Dare I say the dreaded words “back to school yet”? By my calculations we’re now past the halfway point in the school holidays and in my desperate attempts to be organised by September I’m starting to think about all the things that I need to do before Little Miss C goes back to school on 3rd September. There’s more (bigger) uniform to buy and water bottles to name. A book bag to find and school shoes to polish. With her being at Infant School she qualifies for free school meals come September which will not only save us money, but also mean that I don’t have to get a lunchbox ready every day.
I’m very conscious though that this luxury will end when she moves on to Junior School though so when Sainsbury’s Back to School campaign challenged me to come up with a fun, creative balanced lunchbox meal I readily accepted. When LMC has had school packed lunches for her nursery year they were always sandwich based so I wanted to do something a bit different. There are some great sandwich alternatives on the Sainsburys Inspiration website but I also wanted to take inspiration from a book I featured on Ladybird Tuesday a few weeks ago – Packed Lunches.
These days Pinterest is full of photos of Bento style lunch boxes where mums (and it is mainly mums) are almost at competitive levels with their lunchbox creations. Some of them are complete works of art, yet I’ll be honest and say that I’m not sure how much Little Miss C would actually appreciate something like that. Yes, it might make her smile, but I know that it doesn’t necessarily mean she’s eat things.
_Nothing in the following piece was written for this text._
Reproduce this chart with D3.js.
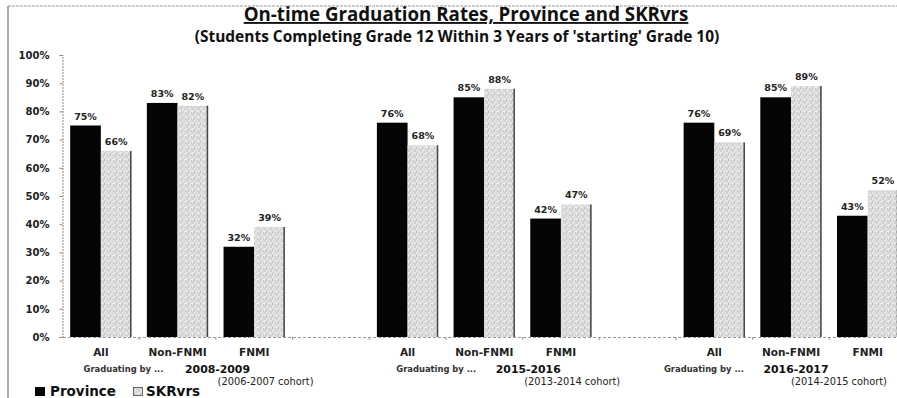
<!DOCTYPE html>
<html><head><meta charset="utf-8">
<script src="https://cdn.jsdelivr.net/npm/d3@7/dist/d3.min.js"></script>
<style>
body{margin:0;background:#fff;}
svg{display:block;font-family:"DejaVu Sans",sans-serif;}
</style></head>
<body>
<svg id="chart" width="897" height="398"></svg>
<script>
const categories = ["All", "Non-FNMI", "FNMI"];
const years = ["2008-2009", "2015-2016", "2016-2017"];
const cohorts = ["(2006-2007 cohort)", "(2013-2014 cohort)", "(2014-2015 cohort)"];
const seriesNames = ["Province", "SKRvrs"];
const province = [[75, 83, 32], [76, 85, 42], [76, 85, 43]];
const skrvrs = [[66, 82, 39], [68, 88, 47], [69, 89, 52]];
const yTicks = [0, 10, 20, 30, 40, 50, 60, 70, 80, 90, 100];

// layout
const W = 897, H = 398;
const plot = {left: 62.5, right: 906, top: 55, bottom: 337};
// offsets of footer labels relative to the Non-FNMI slot centre, per group
const footerOffsets = [
  {grad: -54, year: 40, cohort: 88},
  {grad: -48, year: 44, cohort: 88},
  {grad: -87, year: 5, cohort: 48}
];

const svg = d3.select("#chart");
const defs = svg.append("defs");
const pat = defs.append("pattern").attr("id", "stip").attr("patternUnits", "userSpaceOnUse")
  .attr("width", 6).attr("height", 6);
pat.append("rect").attr("width", 6).attr("height", 6).attr("fill", "#e0e0e0");
[[0.5,0.5,"#a8a8a8"],[3.5,1.5,"#bbb"],[2,3.5,"#999"],[5,4.5,"#b5b5b5"],[1,5,"#c4c4c4"],[4.5,3,"#f4f4f4"],[2.5,0.8,"#f6f6f6"],[0,2.5,"#fafafa"]]
  .forEach(([x,y,c]) => pat.append("rect").attr("x", x).attr("y", y).attr("width", 1).attr("height", 1).attr("fill", c));

function fit(sel, target) {
  const n = sel.node();
  const w = n.getComputedTextLength();
  const fs = parseFloat(sel.attr("font-size"));
  sel.attr("font-size", (fs * target / w).toFixed(2));
  return sel;
}

// frame
svg.append("line").attr("x1", 8).attr("x2", W).attr("y1", 6).attr("y2", 6)
  .attr("stroke", "#999").attr("stroke-dasharray", "3,1").attr("stroke-width", 1);
svg.append("line").attr("x1", 8).attr("x2", 8).attr("y1", 6).attr("y2", H)
  .attr("stroke", "#777").attr("stroke-width", 1.2);

// slots: 3 categories per group with an empty slot between groups
const slots = [];
years.forEach((y, gi) => {
  categories.forEach((c, ci) => slots.push({key: gi + "-" + ci, gi, ci, cat: c}));
  if (gi < years.length - 1) slots.push({key: "gap" + gi, gap: true});
});
const x = d3.scaleBand().domain(slots.map(s => s.key)).range([plot.left, plot.right]).padding(0);
const xs = d3.scaleBand().domain(seriesNames).range([0, x.bandwidth()]).paddingInner(0).paddingOuter(0.25);
const y = d3.scaleLinear().domain([0, 100]).range([plot.bottom, plot.top]);

// title
fit(svg.append("text").attr("x", 466).attr("y", 21).attr("text-anchor", "middle")
  .attr("font-family", "'Open Sans', sans-serif")
  .attr("font-size", 17).attr("font-weight", "bold").attr("text-decoration", "underline")
  .attr("fill", "#111").text("On-time Graduation Rates, Province and SKRvrs"), 445);
fit(svg.append("text").attr("x", 457).attr("y", 42).attr("text-anchor", "middle")
  .attr("font-family", "'Open Sans', sans-serif")
  .attr("font-size", 13).attr("font-weight", "bold").attr("fill", "#111")
  .text("(Students Completing Grade 12 Within 3 Years of 'starting' Grade 10)"), 525);

// y axis
const yAxis = svg.append("g").attr("transform", `translate(${plot.left},0)`)
  .call(d3.axisLeft(y).tickValues(yTicks).tickFormat(d => d + "%").tickSize(3).tickPadding(10));
yAxis.select(".domain").attr("stroke", "#888").attr("stroke-dasharray", "2,1");
yAxis.selectAll(".tick line").attr("stroke", "#888");
yAxis.selectAll("text").attr("font-size", 10).attr("font-weight", "bold").attr("fill", "#222")
  .attr("font-family", "'DejaVu Sans', sans-serif");

// x axis
const xAxis = svg.append("g").attr("transform", `translate(0,${plot.bottom})`)
  .call(d3.axisBottom(x).tickSize(0).tickFormat(""));
xAxis.select(".domain").attr("stroke", "#999").attr("stroke-dasharray", "3,2");
xAxis.selectAll(".tick").remove();
svg.append("g").selectAll("line").data(slots.slice(1)).join("line")
  .attr("x1", d => x(d.key)).attr("x2", d => x(d.key))
  .attr("y1", plot.bottom).attr("y2", plot.bottom + 3).attr("stroke", "#999");

// bars
const real = slots.filter(s => !s.gap);
const barData = [];
real.forEach(s => {
  barData.push({s, series: "Province", v: province[s.gi][s.ci]});
  barData.push({s, series: "SKRvrs", v: skrvrs[s.gi][s.ci]});
});
const bars = svg.append("g");
bars.selectAll("rect").data(barData).join("rect")
  .attr("x", d => x(d.s.key) + xs(d.series))
  .attr("y", d => y(d.v))
  .attr("width", xs.bandwidth())
  .attr("height", d => y(0) - y(d.v))
  .attr("fill", d => d.series === "Province" ? "#050505" : "url(#stip)");
bars.selectAll("line.edge").data(barData.filter(d => d.series === "SKRvrs")).join("line")
  .attr("class", "edge")
  .attr("x1", d => x(d.s.key) + xs(d.series) + xs.bandwidth() - 0.75)
  .attr("x2", d => x(d.s.key) + xs(d.series) + xs.bandwidth() - 0.75)
  .attr("y1", d => y(d.v)).attr("y2", y(0))
  .attr("stroke", "#444").attr("stroke-width", 1.5);

// value labels
svg.append("g").selectAll("text").data(barData).join("text")
  .attr("x", d => x(d.s.key) + xs(d.series) + xs.bandwidth() / 2)
  .attr("y", d => y(d.v) - 6)
  .attr("text-anchor", "middle").attr("font-size", 9.5).attr("font-weight", "bold")
  .attr("fill", "#222").text(d => d.v + "%");

// category labels
svg.append("g").selectAll("text").data(real).join("text")
  .attr("x", d => x(d.key) + x.bandwidth() / 2).attr("y", 356)
  .attr("text-anchor", "middle").attr("font-size", 10.5).attr("font-weight", "bold")
  .attr("fill", "#222").text(d => d.cat);

// footer labels
years.forEach((yr, gi) => {
  const c = x(gi + "-1") + x.bandwidth() / 2;
  const o = footerOffsets[gi];
  fit(svg.append("text").attr("x", c + o.grad).attr("y", 372).attr("text-anchor", "middle")
    .attr("font-size", 7.5).attr("font-weight", "bold").attr("fill", "#333").text("Graduating by ..."), 80);
  fit(svg.append("text").attr("x", c + o.year).attr("y", 373).attr("text-anchor", "middle")
    .attr("font-size", 11).attr("font-weight", "bold").attr("fill", "#111").text(yr), 65);
  fit(svg.append("text").attr("x", c + o.cohort).attr("y", 385).attr("text-anchor", "middle")
    .attr("font-size", 9).attr("fill", "#222").text(cohorts[gi]), 96);
});

// legend
const lg = svg.append("g");
lg.append("rect").attr("x", 35).attr("y", 387).attr("width", 10).attr("height", 9).attr("fill", "#050505");
lg.append("text").attr("x", 50).attr("y", 396).attr("font-size", 13.5).attr("font-weight", "bold")
  .attr("fill", "#111").text(seriesNames[0]);
lg.append("rect").attr("x", 133.5).attr("y", 387.5).attr("width", 9).attr("height", 8)
  .attr("fill", "url(#stip)").attr("stroke", "#666").attr("stroke-width", 1);
lg.append("text").attr("x", 146).attr("y", 396).attr("font-size", 13.5).attr("font-weight", "bold")
  .attr("fill", "#111").text(seriesNames[1]);
</script>
</body></html>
As far as I’m concerned a packed lunch needs to be:
- Practical to eat and easy to assemble
- Cheap
- Healthy
- Enjoyed by children
- Fun
You also need to remember that many schools have rules about what can and can’t go into packed lunches. At our school, there must be fruit of some sort, no sweets or chocolate, no nuts and only a small cake or other pudding.
So, with all this in mind I set about coming up with a retro plan – not that my four year old has any idea what retro means, to her it could be food from yesterday rather than the 1980s!
Our Retro Lunchbox contains:
- Cheese and chive sandwich roll
- Cowboy pies
- Baked hot dog
- Mandarin segments
- Teddy bear cupcake
- Apple juice
The cheese and chive sandwich rolls are made with simple soft cheese and a sprinkling of home grown chives. Tied up with a chive they almost look like they’d be found in a sushi box. The kids here didn’t recognise them as sandwiches at all when I served them up today.
The recipe for cowboy pies comes from the Ladybird Packed Lunches book and combines two of the things that children love – baked beans and sausages. I used ready made shortcrust pastry and then this was filled with baked beans mixed with sausage meat.
They taste absolutely delicious and the fact that I had left over bean and sausage mix and pastry means that we’ll be having a pie version for dinner tomorrow night which I’m looking forward to greatly.
Baked hot dogs couldn’t really be much simpler. Take a slice of white bread with the crusts cut off. Spread with margarine (and mustard or pickle if you don’t have fussy kids like mine). Roll the bread around a thin pork sausage and then bake in the oven for 30 minutes. You end up with a lovely crispy roll and a cooked sausage inside. The kids absolutely loved these.
When it comes to fruit, LMC likes oranges, but struggles peeling them on her own, so a little pot of mandarin segments is a great alternative.
The teddy cupcakes are simply based on my toddler cupcake recipe but I used a spoon of Nutella on top instead of making icing and then decorated with white chocolate buttons and raisins. The plan was to make them look like teddy bears, but LMC was convinced they were pigs instead!
LMC seemed to love the retro lunchbox I put together for her today. The question is can I just hang on to these recipes until she goes to junior school or do I need to revise them more before then?
Disclaimer: We were sent a Sainsburys voucher to buy our lunchbox ingredients with and a lunchbox to put it all in for Little Miss C.